How can I help someone with suicidal feelings? 

It can be very distressing if you are worried about someone who feels suicidal. They may have talked about wanting to end their life, or you may be concerned that they are thinking about it. 

You might feel unsure of what to do, but there are lots of things that might help. You could: 

  • encourage them to talk about their feelings 
  • encourage them to seek treatment and support
  • offer emotional support 
  • offer practical support 
  • help them think of ideas for self-help 
  • help them to make a support plan 

“The main aspect of supporting someone through this is compassion, listening and most importantly not overreacting or becoming upset. Remaining calm and talking the situation through is extremely important.” 

It may also be helpful to remove things that someone could use to harm themselves, particularly if they have mentioned specific things they might use. 

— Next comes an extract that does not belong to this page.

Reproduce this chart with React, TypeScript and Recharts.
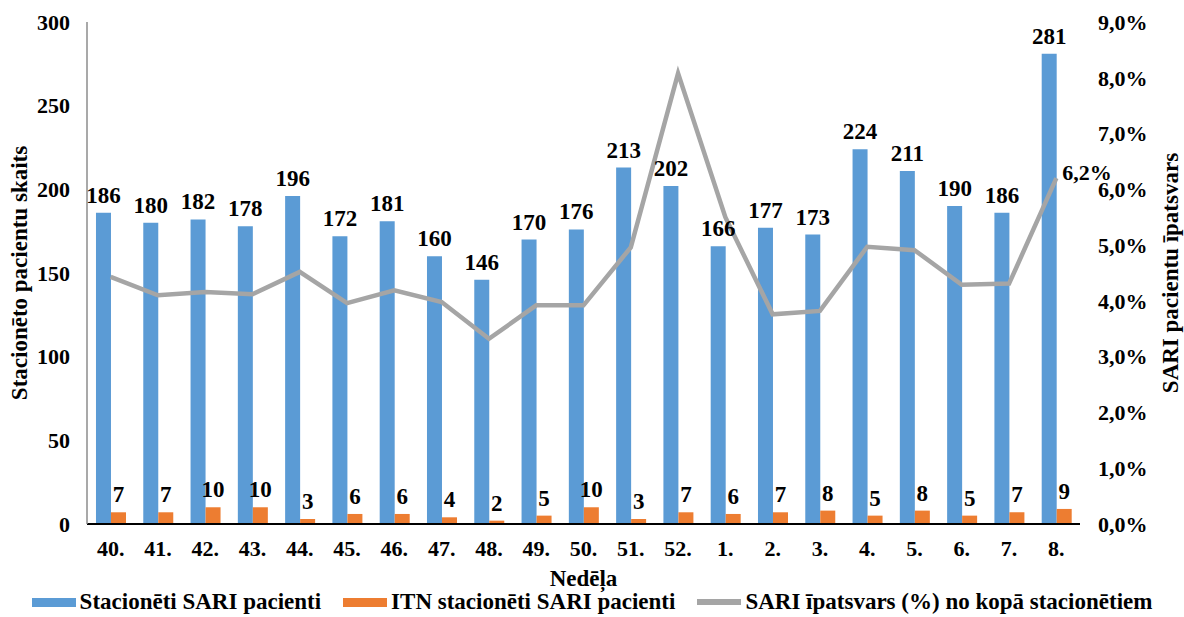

For more information on encouraging someone to seek treatment for suicidal feelings, see our information on supporting someone else to seek treatment

What to do in an emergency 

If someone has attempted suicide, call 999 and stay with them until the ambulance arrives. 

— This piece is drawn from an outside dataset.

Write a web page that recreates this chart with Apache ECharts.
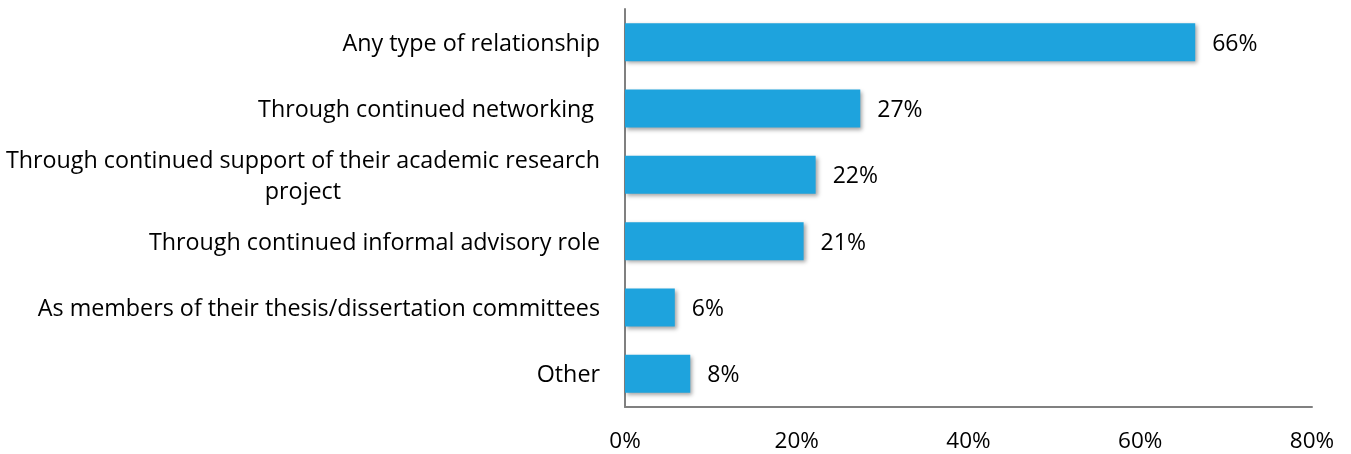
<!DOCTYPE html>
<html><head><meta charset="utf-8">
<script src="https://cdn.jsdelivr.net/npm/echarts@6/dist/echarts.min.js"></script>
<style>html,body{margin:0;padding:0;background:#fff}#c{width:1351px;height:454px}</style>
</head><body><div id="c"></div>
<script>
const categories = [
  "Any type of relationship",
  "Through continued networking ",
  "Through continued support of their academic research project",
  "Through continued informal advisory role",
  "As members of their thesis/dissertation committees",
  "Other"
];
const values = [66.4, 27.4, 22.2, 20.8, 5.8, 7.6];
const tickValues = [0, 20, 40, 60, 80];

const FONT = '"Open Sans"';
const CAT_SIZE = 23.3;
const chart = echarts.init(document.getElementById('c'), null, {renderer: 'canvas'});
chart.setOption({
  animation: false,
  grid: {left: 625, right: 39, top: 9, bottom: 47, containLabel: false},
  xAxis: {
    type: 'value', min: tickValues[0], max: tickValues[tickValues.length - 1], interval: 20,
    axisLine: {show: true, lineStyle: {color: '#808080', width: 2}},
    axisTick: {show: false},
    splitLine: {show: false},
    axisLabel: {formatter: v => v + '%', margin: 23, color: '#000', fontFamily: FONT, fontSize: 22.5}
  },
  yAxis: {
    type: 'category', inverse: true, data: categories,
    axisLine: {show: true, lineStyle: {color: '#808080', width: 2}},
    axisTick: {show: false},
    axisLabel: {
      margin: 25, color: '#000', fontFamily: FONT, fontSize: CAT_SIZE, lineHeight: 31,
      padding: [4, 0, 0, 0],
      formatter: function (v) {
        if (v.indexOf('academic research project') >= 0) {
          return '{c|Through continued support of their academic research}\n{c|project}';
        }
        return v;
      },
      rich: {c: {align: 'center', fontFamily: FONT, fontSize: CAT_SIZE, lineHeight: 31, color: '#000'}}
    }
  },
  series: [{
    type: 'bar', data: values, barWidth: 38,
    itemStyle: {color: '#1ea3dd', shadowColor: 'rgba(0,0,0,0.35)', shadowBlur: 4, shadowOffsetX: 2, shadowOffsetY: 2},
    label: {show: true, position: 'right', distance: 17, offset: [0, 2], color: '#000', fontFamily: FONT, fontSize: 23,
      formatter: p => Math.round(p.value) + '%'}
  }]
});
</script></body></html>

If you’re worried that someone is at immediate risk of taking their own life, if you can, you should remove anything the person could use to harm themselves. It’s best to stay with them and take one of these steps: 

  • ring their family doctor or out of hours service for an emergency appointment 
  • contact their Integrated Community Centre for Mental Wellness (ICCMW) if they have one 
  • encourage them to ring Samaritans on 2896 0000 (24 hours a day)

See our Find Help Now page for more information on organisations that could help. 

  • go to the nearest hospital emergency room or call 999 for an ambulance 

See our information on suicidal feelings if you are experiencing suicidal feelings yourself. 

“It has helped me to have someone who loves me who accepts that I am feeling what I am feeling, and yet choose to remain with me quietly and encourage, but not force me, to have a sip of water or a bite of something, or go for a walk with them, etc.”